İşçilerin tüm saldırı ve zorluklara rağmen sendikaları Tarım-Sen ile direnişleri, Agrobay Seracılık Yönetim Kurulu Başkanı Arzu Şentürk Salık’ın canını epey sıkmış olmalı ki işten attığı işçilere nasıl direnmeleri gerektiğini de öğretmeye kalktı.
“Hak bu şekilde aranmaz, yargıya gidilir. Hepimiz biliyoruz ki işçi zaten bu ülkede 1-0 önde başlıyor. Ama burada birileri kahraman olmak, birileri de kolaydan para almak istiyor” dedi.
Mirasla geçtiği şirketin başından; sağlığını yitirme pahasına, insanca ücret almadan, saygı görmeden her gün üretimde bulunan işçilerin direnişlerini değersizleştirmeye çalışmak, onlara “Kahraman olmak, kolaydan para kazanmak istiyorlar” diyebilecek kadar kibirli olmak da az şey değil. Sömürerek zenginleştiği emeğe nasıl düşman olduklarını anlatmak açısından ders niteliğinde…
Her gün iş cinayetlerinde ölen işçiler, çocuk işçiler, insanca yaşamasına zaten yetmeyen bu ücretleri daha eline geçmeden enflasyon karşısında eriyen işçiler, meslek hastalıkları nedeniyle sağlıklarını yitiren işçiler, patron Arzu Hanım’a göre 1-0 önde başlıyorlarmış.
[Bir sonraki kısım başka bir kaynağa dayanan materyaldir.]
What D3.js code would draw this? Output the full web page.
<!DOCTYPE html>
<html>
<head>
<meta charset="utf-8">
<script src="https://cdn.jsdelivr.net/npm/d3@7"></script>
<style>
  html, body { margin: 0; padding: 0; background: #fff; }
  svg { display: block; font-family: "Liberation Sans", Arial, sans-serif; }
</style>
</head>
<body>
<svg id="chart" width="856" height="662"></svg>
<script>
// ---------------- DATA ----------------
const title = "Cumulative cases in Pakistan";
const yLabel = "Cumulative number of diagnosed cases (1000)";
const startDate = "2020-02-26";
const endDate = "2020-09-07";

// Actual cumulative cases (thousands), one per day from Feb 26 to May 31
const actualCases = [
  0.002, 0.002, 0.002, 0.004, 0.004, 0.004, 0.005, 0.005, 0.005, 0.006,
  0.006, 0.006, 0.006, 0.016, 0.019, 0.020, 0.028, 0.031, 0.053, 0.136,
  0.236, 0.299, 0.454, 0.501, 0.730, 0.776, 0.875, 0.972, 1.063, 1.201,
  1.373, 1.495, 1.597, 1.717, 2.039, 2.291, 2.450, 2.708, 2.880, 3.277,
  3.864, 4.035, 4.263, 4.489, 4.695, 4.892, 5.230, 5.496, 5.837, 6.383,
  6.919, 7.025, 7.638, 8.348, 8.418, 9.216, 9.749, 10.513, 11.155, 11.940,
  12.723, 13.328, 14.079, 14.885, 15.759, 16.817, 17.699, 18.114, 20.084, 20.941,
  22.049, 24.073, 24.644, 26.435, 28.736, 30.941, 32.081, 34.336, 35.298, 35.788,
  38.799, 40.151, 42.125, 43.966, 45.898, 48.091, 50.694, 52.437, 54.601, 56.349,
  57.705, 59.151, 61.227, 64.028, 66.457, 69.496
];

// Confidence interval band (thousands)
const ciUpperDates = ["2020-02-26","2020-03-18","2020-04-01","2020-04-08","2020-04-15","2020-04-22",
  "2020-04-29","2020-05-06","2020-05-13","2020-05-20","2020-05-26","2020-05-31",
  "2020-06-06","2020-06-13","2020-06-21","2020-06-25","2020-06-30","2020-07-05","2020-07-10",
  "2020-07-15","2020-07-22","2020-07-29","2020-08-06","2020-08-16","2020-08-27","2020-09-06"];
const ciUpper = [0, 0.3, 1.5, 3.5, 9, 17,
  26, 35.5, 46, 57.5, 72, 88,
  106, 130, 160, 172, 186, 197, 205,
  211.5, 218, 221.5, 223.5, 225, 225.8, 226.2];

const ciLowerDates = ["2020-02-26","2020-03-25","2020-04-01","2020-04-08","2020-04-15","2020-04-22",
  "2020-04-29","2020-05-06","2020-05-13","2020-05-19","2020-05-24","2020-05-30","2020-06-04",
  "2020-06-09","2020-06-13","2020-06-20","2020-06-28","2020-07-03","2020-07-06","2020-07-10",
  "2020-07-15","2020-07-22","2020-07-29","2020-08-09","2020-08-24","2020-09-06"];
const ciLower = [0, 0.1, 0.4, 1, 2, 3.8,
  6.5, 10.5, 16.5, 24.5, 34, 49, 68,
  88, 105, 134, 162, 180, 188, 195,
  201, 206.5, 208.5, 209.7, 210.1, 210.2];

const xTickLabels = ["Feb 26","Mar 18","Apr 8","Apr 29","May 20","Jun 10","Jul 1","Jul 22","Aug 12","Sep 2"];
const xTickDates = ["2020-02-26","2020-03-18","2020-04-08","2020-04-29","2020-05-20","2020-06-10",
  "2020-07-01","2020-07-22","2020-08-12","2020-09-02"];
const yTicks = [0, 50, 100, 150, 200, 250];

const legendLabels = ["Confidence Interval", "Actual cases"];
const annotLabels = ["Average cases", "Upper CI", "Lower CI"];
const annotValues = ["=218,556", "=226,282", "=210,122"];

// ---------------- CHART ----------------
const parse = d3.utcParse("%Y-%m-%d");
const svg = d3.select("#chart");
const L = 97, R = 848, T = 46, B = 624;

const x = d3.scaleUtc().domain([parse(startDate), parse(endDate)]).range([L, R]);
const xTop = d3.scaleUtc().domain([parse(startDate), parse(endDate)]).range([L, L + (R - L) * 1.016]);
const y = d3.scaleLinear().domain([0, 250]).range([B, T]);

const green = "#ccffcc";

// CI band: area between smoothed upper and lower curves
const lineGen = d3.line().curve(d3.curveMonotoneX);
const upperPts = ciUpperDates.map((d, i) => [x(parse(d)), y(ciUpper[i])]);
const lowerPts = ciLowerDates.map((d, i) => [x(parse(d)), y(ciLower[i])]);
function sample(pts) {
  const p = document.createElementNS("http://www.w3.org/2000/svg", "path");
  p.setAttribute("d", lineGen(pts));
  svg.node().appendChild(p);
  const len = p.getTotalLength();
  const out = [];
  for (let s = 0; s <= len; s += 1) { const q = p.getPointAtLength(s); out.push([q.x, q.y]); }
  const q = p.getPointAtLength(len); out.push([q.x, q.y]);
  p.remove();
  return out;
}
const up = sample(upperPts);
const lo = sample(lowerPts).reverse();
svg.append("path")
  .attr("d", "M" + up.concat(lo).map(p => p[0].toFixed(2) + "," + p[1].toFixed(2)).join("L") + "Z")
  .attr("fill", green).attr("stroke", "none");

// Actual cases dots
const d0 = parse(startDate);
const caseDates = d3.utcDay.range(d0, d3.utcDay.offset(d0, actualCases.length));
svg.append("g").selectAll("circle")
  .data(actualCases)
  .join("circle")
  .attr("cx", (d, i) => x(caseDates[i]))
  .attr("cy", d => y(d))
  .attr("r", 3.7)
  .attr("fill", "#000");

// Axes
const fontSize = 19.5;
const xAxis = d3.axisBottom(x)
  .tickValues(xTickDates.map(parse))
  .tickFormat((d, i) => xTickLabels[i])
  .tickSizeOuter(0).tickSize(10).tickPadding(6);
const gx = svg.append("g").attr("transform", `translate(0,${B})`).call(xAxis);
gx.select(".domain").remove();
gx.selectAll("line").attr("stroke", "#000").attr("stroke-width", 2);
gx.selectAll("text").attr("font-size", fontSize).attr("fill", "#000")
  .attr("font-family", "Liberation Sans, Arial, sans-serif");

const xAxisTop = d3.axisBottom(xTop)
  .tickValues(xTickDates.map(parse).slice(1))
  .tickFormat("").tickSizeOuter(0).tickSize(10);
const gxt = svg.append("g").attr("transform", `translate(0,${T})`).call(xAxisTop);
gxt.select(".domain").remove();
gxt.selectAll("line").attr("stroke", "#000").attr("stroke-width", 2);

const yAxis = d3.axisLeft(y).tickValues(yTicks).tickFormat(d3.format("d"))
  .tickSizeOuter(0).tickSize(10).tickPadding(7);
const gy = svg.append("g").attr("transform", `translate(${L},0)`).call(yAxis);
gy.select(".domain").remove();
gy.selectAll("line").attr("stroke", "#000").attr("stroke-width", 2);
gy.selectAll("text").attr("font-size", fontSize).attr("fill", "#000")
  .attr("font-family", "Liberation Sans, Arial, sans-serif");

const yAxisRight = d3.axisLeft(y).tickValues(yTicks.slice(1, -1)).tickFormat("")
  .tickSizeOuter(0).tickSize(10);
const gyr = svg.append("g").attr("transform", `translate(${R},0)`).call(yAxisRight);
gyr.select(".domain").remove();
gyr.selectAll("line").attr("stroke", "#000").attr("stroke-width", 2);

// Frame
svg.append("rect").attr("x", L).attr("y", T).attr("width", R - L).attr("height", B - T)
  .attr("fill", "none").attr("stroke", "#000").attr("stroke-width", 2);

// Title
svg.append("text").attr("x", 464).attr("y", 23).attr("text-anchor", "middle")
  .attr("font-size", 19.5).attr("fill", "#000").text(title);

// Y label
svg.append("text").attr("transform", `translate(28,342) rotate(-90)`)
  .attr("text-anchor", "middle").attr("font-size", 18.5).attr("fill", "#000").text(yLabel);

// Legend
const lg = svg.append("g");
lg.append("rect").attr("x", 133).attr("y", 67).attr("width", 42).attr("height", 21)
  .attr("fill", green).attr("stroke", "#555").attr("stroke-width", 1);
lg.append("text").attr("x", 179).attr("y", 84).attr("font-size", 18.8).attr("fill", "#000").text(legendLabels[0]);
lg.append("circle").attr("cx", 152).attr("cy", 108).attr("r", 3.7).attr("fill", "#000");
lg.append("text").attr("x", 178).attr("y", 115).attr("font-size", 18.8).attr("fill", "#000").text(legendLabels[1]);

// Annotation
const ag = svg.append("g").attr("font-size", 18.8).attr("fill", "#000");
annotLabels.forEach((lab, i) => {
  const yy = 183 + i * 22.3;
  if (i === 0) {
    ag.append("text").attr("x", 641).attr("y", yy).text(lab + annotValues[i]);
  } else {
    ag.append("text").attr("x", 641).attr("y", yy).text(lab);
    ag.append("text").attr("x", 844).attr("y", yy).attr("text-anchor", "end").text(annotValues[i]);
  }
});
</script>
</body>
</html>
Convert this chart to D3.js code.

Hangi başlangıcın 1-0’ını kastediyor bilinmez ama çok övündüğü Agrobay’ında işçiler tuvalete gitmenin bile sorun olduğunu söylüyor.
Yargı da Arzu Hanım’ı haksız buldu
Haklarını işyerinin önünde, sokaklarda, kentlerde ve uluslararası platformlarda arayan işçilere “Hak yargıda aranır” diye akıl veren Agrobay patronu Arzu Şentürk Salık’a bir cevap da Çiğdem Toker’e açtığı davadan geldi. Salık, Çiğdem Toker’e açtığı 1,5 milyon liralık tazminat davasını kaybetti.
Agrobay patronunu rahatsız eden, sadece işçilerin ona itaat etmemesi değil, örgütlü şekilde itaat etmemesi. Yani hem sendikalı olmaları hem de örgütlü direnişleri… Patronların korkulu rüyası bu. İşçiler örgütlü mücadele vermeye başladıklarında patronlar için birinci tehdit, ödemediği ücretler değil, mevcut örgütlü mücadele oluverir. Arzu Hanım’ın işçilere vermeye çalıştığı “nasihatte” gizli hedef, kuşku yok ki budur.
Ama işçiye tarif gerekmez. Direnenler için yasalar sokakta yazılır, hak sokakta aranır. Sokakta kazanan her yerde kazanır.